We would mention it every now and then. It seemed a little strange to us that our son could make so much progress in some things, but not make as much in another. We told ourselves that in time, he’d come around. Secretly, I knew that something was a little off.
During his 15 month appointment, the pediatrician performed her exam. She seemed pleased with the progress he was making. Then, it came. I had to admit that he wasn’t really speaking. No simple words or sounds that resembled words. Lots of gestures. Lots of screams and yells to get our attention. But, no words.
I held in my fear, hoping that she would assure me that in time things would get better. Of course they would. He’s so young and it’s so early. I would keep reading and playing with him. But then, there it was. Fears confirmed.
“Your son should be saying some words by now. He should be using the same sounds to show what he’s trying to say. I believe he may have what they call expressive language delay.”
Although I knew it deep inside, the confirmation stung. Could we have done better? Where did we go wrong ? It didn’t matter, I reassured myself. We will do what what’s necessary.
However, as quick as that confidence came, it did not last. The doctor pulled out a pad of paper.
“I’m referring you to a special program. They will evaluate him at home and advise what you can do at home, or if he needs further therapy.”
She tore the paper from the pad and carefully placed it in my hand. The paper burned through me. I felt heaviness in my chest and my tears welling up in my eyes. A familiar sense of fear and anxiety came rushing through. I failed him. My old Postpartum anxiety seemed to resurface.
By the time I made it to the car, the emotions had taken over. I could not handle this news. I was scared that there was something wrong. I feared that I somehow, I didn’t do enough. Worse, I was afraid that I would not be able to save the situation.
I was so distraught, that I never made it back to work that day. It was a Friday. I cried off and on during the weekend and could not leave my son. I had to make an impromptu therapy appointment to work through my feelings.
It took some time, but I finally left a message for the program. I’m waiting for a call back to schedule the evaluation. In the interim, I have spent everyday trying to engage my son more; singing, dancing, repeating words while we play, and more reading. Once, I thought he said “mama”, and later, “up”. I haven’t heard him repeat it since.

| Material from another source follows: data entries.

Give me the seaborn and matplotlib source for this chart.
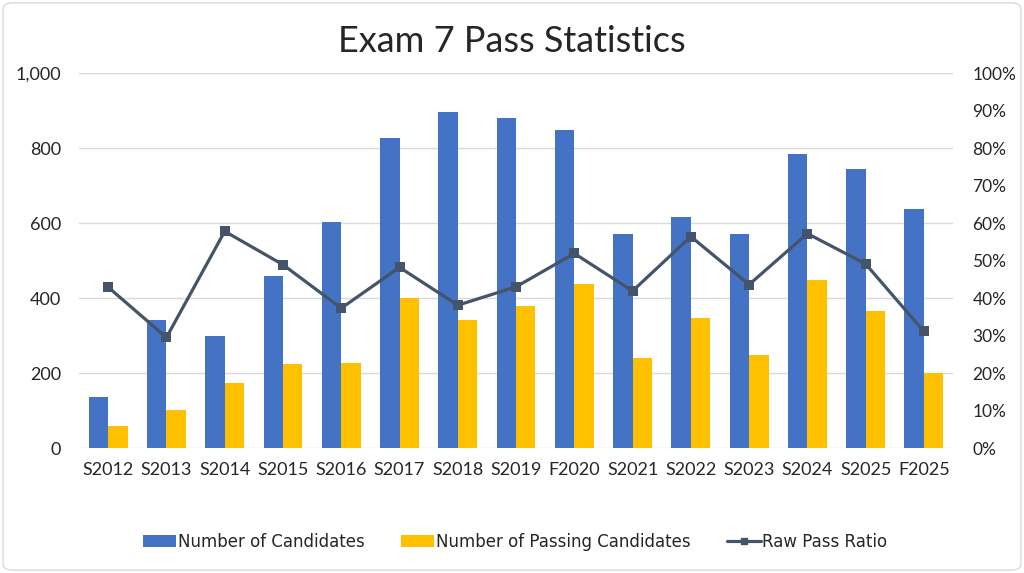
import numpy as np
import pandas as pd
import matplotlib.pyplot as plt
import seaborn as sns
from matplotlib.patches import FancyBboxPatch, Patch
from matplotlib.lines import Line2D
from matplotlib.ticker import FuncFormatter, PercentFormatter

# values
terms = ["S2012", "S2013", "S2014", "S2015", "S2016", "S2017", "S2018", "S2019",
         "F2020", "S2021", "S2022", "S2023", "S2024", "S2025", "F2025"]
candidates = [135, 342, 300, 459, 603, 828, 896, 879, 847, 571, 617, 572, 784, 744, 637]
passing = [59, 101, 173, 225, 227, 399, 342, 380, 438, 239, 348, 249, 447, 365, 200]
pass_ratio = [0.429, 0.295, 0.578, 0.489, 0.373, 0.482, 0.381, 0.430,
              0.519, 0.419, 0.564, 0.436, 0.572, 0.491, 0.311]

sns.set_style("white")
plt.rcParams['font.family'] = ['Lato', 'DejaVu Sans']

df = pd.DataFrame({"term": terms * 2,
                   "count": candidates + passing,
                   "series": ["Number of Candidates"] * len(terms)
                             + ["Number of Passing Candidates"] * len(terms)})

blue = "#4472C4"
gold = "#FFC000"
slate = "#44546A"

fig = plt.figure(figsize=(10.24, 5.73), dpi=100)
ax = fig.add_axes([0.0772, 0.218, 0.8535, 0.6545])

sns.barplot(data=df, x="term", y="count", hue="series", order=terms,
            palette=[blue, gold], width=0.667, gap=0, saturation=1,
            linewidth=0, ax=ax, legend=False)
ax.set_ylim(0, 1000)
ax.set_yticks(range(0, 1001, 200))
ax.yaxis.set_major_formatter(FuncFormatter(lambda v, p: f"{int(v):,}"))
ax.grid(axis="y", color="#D9D9D9", linewidth=1)
ax.set_axisbelow(True)
ax.set_xlabel("")
ax.set_ylabel("")
for s in ax.spines.values():
    s.set_visible(False)
ax.tick_params(axis="y", length=0, labelsize=13, pad=13)
ax.tick_params(axis="x", length=0, labelsize=13, pad=10)
ax.set_xlim(-0.5, len(terms) - 0.5)

ax2 = ax.twinx()
sns.lineplot(x=np.arange(len(terms)), y=pass_ratio, ax=ax2, color=slate,
             linewidth=2.3, marker="s", markersize=6.5, markeredgewidth=0)
ax2.set_ylim(0, 1)
ax2.set_yticks(np.arange(0, 1.01, 0.1))
ax2.yaxis.set_major_formatter(PercentFormatter(1.0, decimals=0))
for s in ax2.spines.values():
    s.set_visible(False)
ax2.tick_params(axis="y", length=0, labelsize=12.5, pad=14)
ax2.set_xlim(-0.5, len(terms) - 0.5)

fig.text(0.5, 0.928, "Exam 7 Pass Statistics", ha="center", va="center", fontsize=26)

handles = [Patch(facecolor=blue, edgecolor="none", label="Number of Candidates"),
           Patch(facecolor=gold, edgecolor="none", label="Number of Passing Candidates"),
           Line2D([0], [0], color=slate, linewidth=2.3, marker="s", markersize=5,
                  label="Raw Pass Ratio")]
fig.legend(handles=handles, loc="center", bbox_to_anchor=(0.503, 0.054), ncol=3,
           frameon=False, handlelength=2.0, handletextpad=0.1,
           columnspacing=2.2, prop={"family": ["DejaVu Sans"], "size": 12})

border = FancyBboxPatch((0.003, 0.005), 0.994, 0.99, boxstyle="round,pad=0,rounding_size=0.01",
                        transform=fig.transFigure, facecolor="none", edgecolor="#D9D9D9",
                        linewidth=1)
fig.patches.append(border)

fig.savefig("out.png", dpi=100)
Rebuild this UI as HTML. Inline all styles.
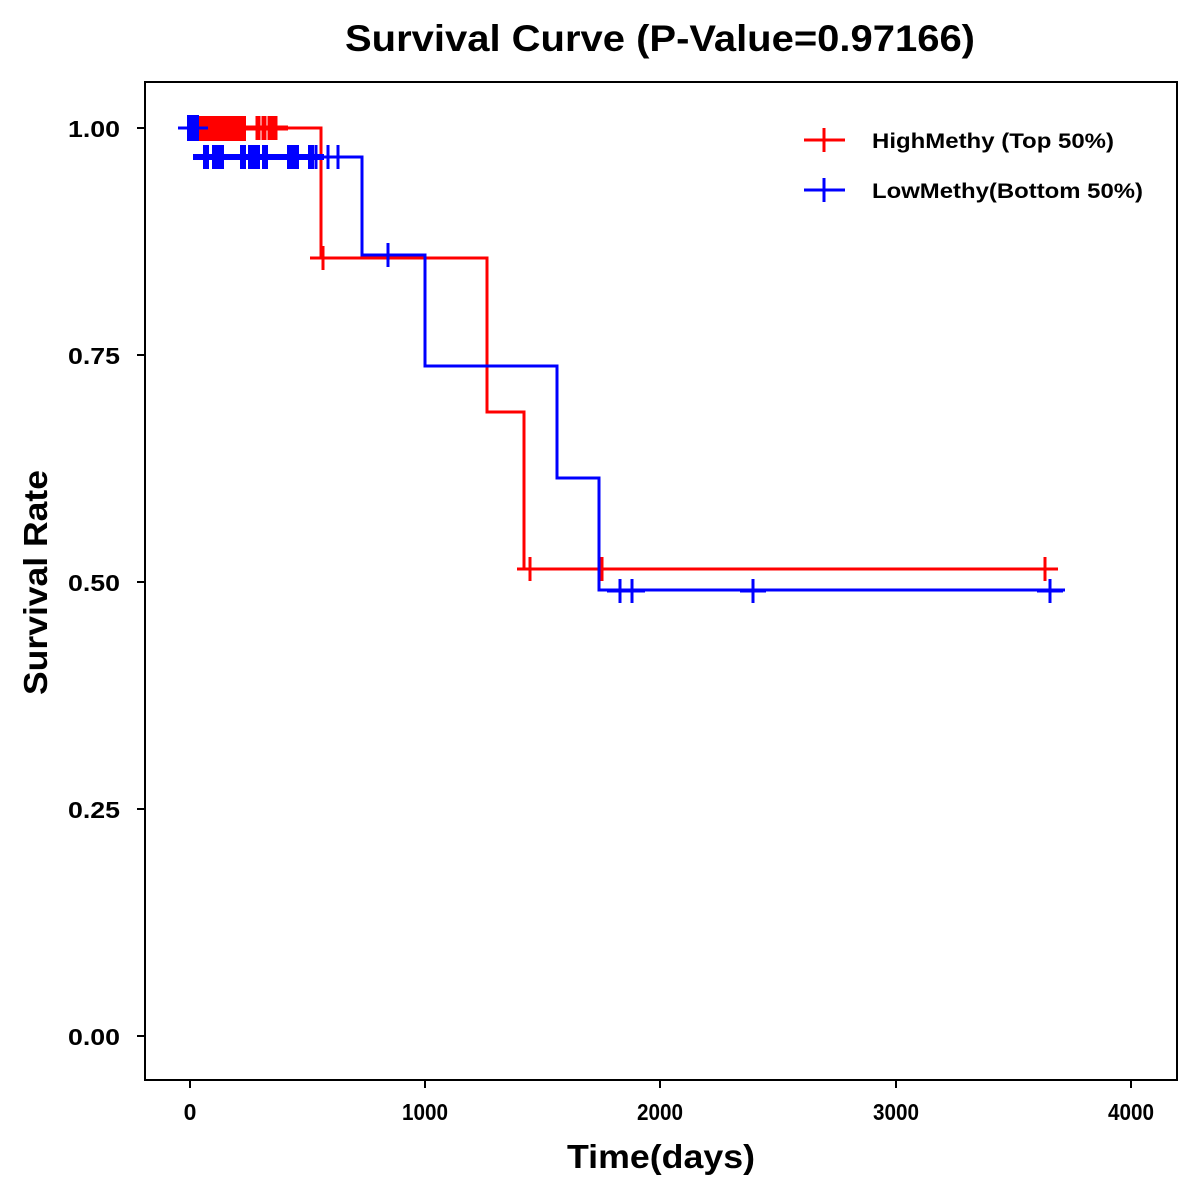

I’m not giving up. I’m not going to let emotions take over this situation. It’s not too late, and there’s so much we can do. I know quite a few boys who were “late talkers”, and they are doing quite well. I have to remind myself that even with this early intervention, my son is thriving and smart. He responds well to our questions and playtime. He is able to gesture to us when he wants something. He’s gotten better at his local play gym. He’s learned to operate doors on his own. He’s made amazing strides and maybe, just maybe he needs a little more time to learn how to express himself. No matter what, it will never affect our bond or what we do to foster his growth.